With this ceasefire, let Gaza’s kids finally return to their childhoods
I’m a children’s psychiatrist in Gaza. I believe we will survive, now that we can begin processing this immeasurable trauma
The Palestinian identity and trauma is inherited. As a mental health professional and psychiatrist working with children in Gaza, I am all too aware that the ceasefire will have a special meaning for children, the most vulnerable in Gaza. Despite not understanding the same way adults do, young kids have experienced the same things too. The loss, grief, fear, and displacement. With any ceasefire, the processing of this collective trauma will only just begin as they attempt to go back to their normal lives.
But what does a normal life look like when they’ve lost everything, their neighborhoods, homes, relatives, family members, loved ones and peers? They will search for normalcy, especially to try to go back to education and for the things that children turn to grow up and mature. These things were all taken from them and they are all important aspects for their community and their futures.
When we think of children’s trauma in psychiatry, it is usually an incident of abuse, an event, something that has changed the way the child thinks and perceives the world due to their pain through a single defined, isolated event. But the genocide is not a single incident or traumatic event. It is a generational wound that Palestinians have been feeling in Gaza for years. What has happened over the last 15 months, has been an unmeasurable ongoing trauma. New generations have been born into this horror, some already as orphans or as refugees – an inherited identity for these children because of Israel’s war on Gaza.
What we hope more than anything is that the ceasefire means an end to this process of continuous grief and trauma. That the children can try to return to their childhoods. It may mean an end to violent military experiences, but nothing can take away their pain of losing their caregivers, mothers, fathers, siblings, and peers. Or the experiences of being displaced, freezing through the winters in tents and starving and scavenging for water. These will stay with them, accompanying them through growing up. But with a ceasefire, the consequences of these traumas will start to become more apparent.
Working in psychiatry and mental health throughout this genocide has not only helped my community, but helped me in ways that I am still beginning to process. Being from Gaza, I am experiencing the same that my patients are living through. This genocide has rewritten the meanings of grief, trauma, loss, and survival – with these frameworks generally having their origins in Western contexts, they lack the nuance and understanding of the Palestinian culture, as well as the profound and violent experiences that Palestinians have been put through in the last 15 months.
“Working in mental health throughout this genocide has not only helped my community, but helped me in ways that I am still beginning to process”
When I think of the ceasefire, I hope that it will last, but I don’t believe that Israel will hold their end.

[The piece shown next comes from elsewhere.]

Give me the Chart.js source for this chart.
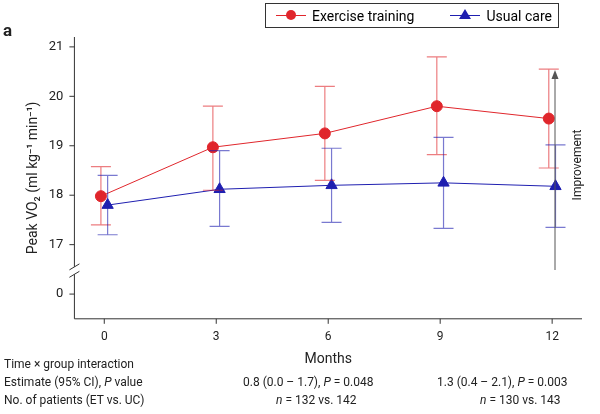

In my years of life, I’ve lived through countless agreements that were only broken with Israeli attacks, aggressions and bombardments. In 1994, when I was a child, then again 6 years later, the Second Intifada. Then in 2006, the first major Israeli escalation against Gaza – and again in 2008, 2012, 2014, 2021, 2023.
When this has been our lives and realities, it is impossible to think Israel is done committing violence against us and against Palestinians. There are simultaneous escalations in the West Bank, and with total impunity from the international community, there is nothing to stop Israel from breaking the ceasefire and continuing to kill us until there is no Gaza left. We have a sliver of hope now that there can be peace and we can have some time in Gaza to rebuild and live.
After 15 months, it is clear that Israelis and the international community supporting Israel do not see us as human beings. With Israel agreeing to cease fire for a hostage exchange, there is little hope that after they have gotten what they want that they will not continue to bomb and target the people of Gaza. It is clear that our lives are not worth anything to them, considering us inferior, openly calling us human animals and world leaders have remained largely silent on how we are treated. We have no extra security when Trump takes office. This is our reality, and we would be foolish not to remember that there is nothing holding them back or putting pressure on Israel to stop massacring us after 15 months of genocide.
“When I think of what we return to, I remember that my own house is a mountain of rubble”
When I think of what we return to, I remember that my own house is a mountain of rubble. I have nothing to go back to. No home, no structure. This is the same for the majority of Palestinians who have been displaced. Gaza is piles of rubble and corpses, and we have not had the luxury of being materialistic in our hopes after a ceasefire. The hope that the aid increases, the crossings are opened, and we can continue to fight for our lives and dignity once the bombing stops.
For Palestinians, this is something deeper than the stones and bricks of our destroyed houses. It is about survival and the indigenous construct of the world, living in our land and the active choice and decision of living in spite of the occupation.
We will go back to our traditions and to cultivating our land, even with so much of it gone. The war of loss, grief, the end of survival mode, all of this starts with a ceasefire. We will need to learn what we have lost, give our trauma space, and let the semblance of healing begin. Even with all this, I have faith in our power, in Palestinians as a community, in our resilience and strength to survive this. We will get through this together, as long as we survive long enough to see ourselves rebuilding the lives that were taken from us.